CD Review: The Hives
The Black and White Album A&M/Octone Music •••• Sound •••• |
Hip-hop producer Pharrell Williams collaborates on a dancefloor-friendly track called "T.H.E.H.I.V.E.S." - and it sounds like the band has imagined itself as a modern-day Devo, while Williams has decided he's Nile Rodgers reinventing Chic. It's an entertaining diversion kept strong with a solid, growling bass line and smooth, enchanting falsetto vocals. "A Stroll Through Hive Manor Corridors," however, is strictly lo-fi - a B-movie instrumental based on the cheapest keyboard the band could find. Throw in the very carefully calibrated black-and-white image and sound - the matching suits, the staccato guitars and bright, punchy beats - and you've got a group that very much likes being a band on your hands. The Swedes even indulged themselves and recorded this album not just in their home country but in studios from London to Mississippi.

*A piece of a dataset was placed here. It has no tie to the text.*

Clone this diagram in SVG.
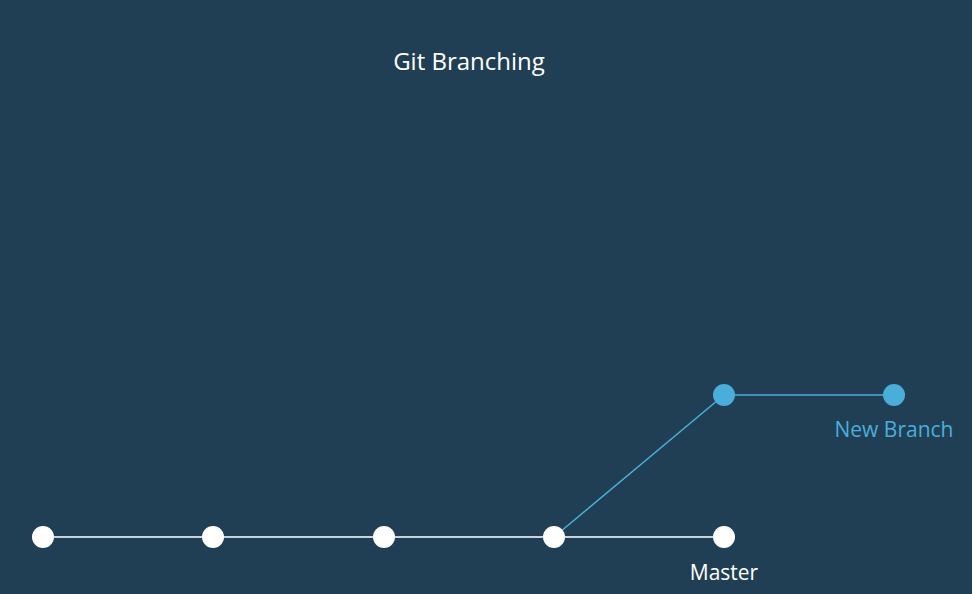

It's refreshing to see and hear such unity, because when the Hives decide to really turn it on for the punk-enthralled pounding of "Tick Tick Boom" and "Return the Favour," the Iggy-Pop-on-the-prowl vocal tease of "Won't Be Long," and the stereo guitar battle of "Try It Again," they're everything you'd ever want in a rock & roll band from any era. What's more, "Giddy Up!," "Square One Here I Come," and "You Dress Up for Armageddon" are street-tough rockers every bit as fun-loving as their earlier counterparts. Of course, like babysitting a hyperactive child, keeping track of all this manic energy can exhaust you. At 14 tracks, the album is a marathon. Not to sound like an old fart (no chance, huh?), but that's why album "sides" were originally created.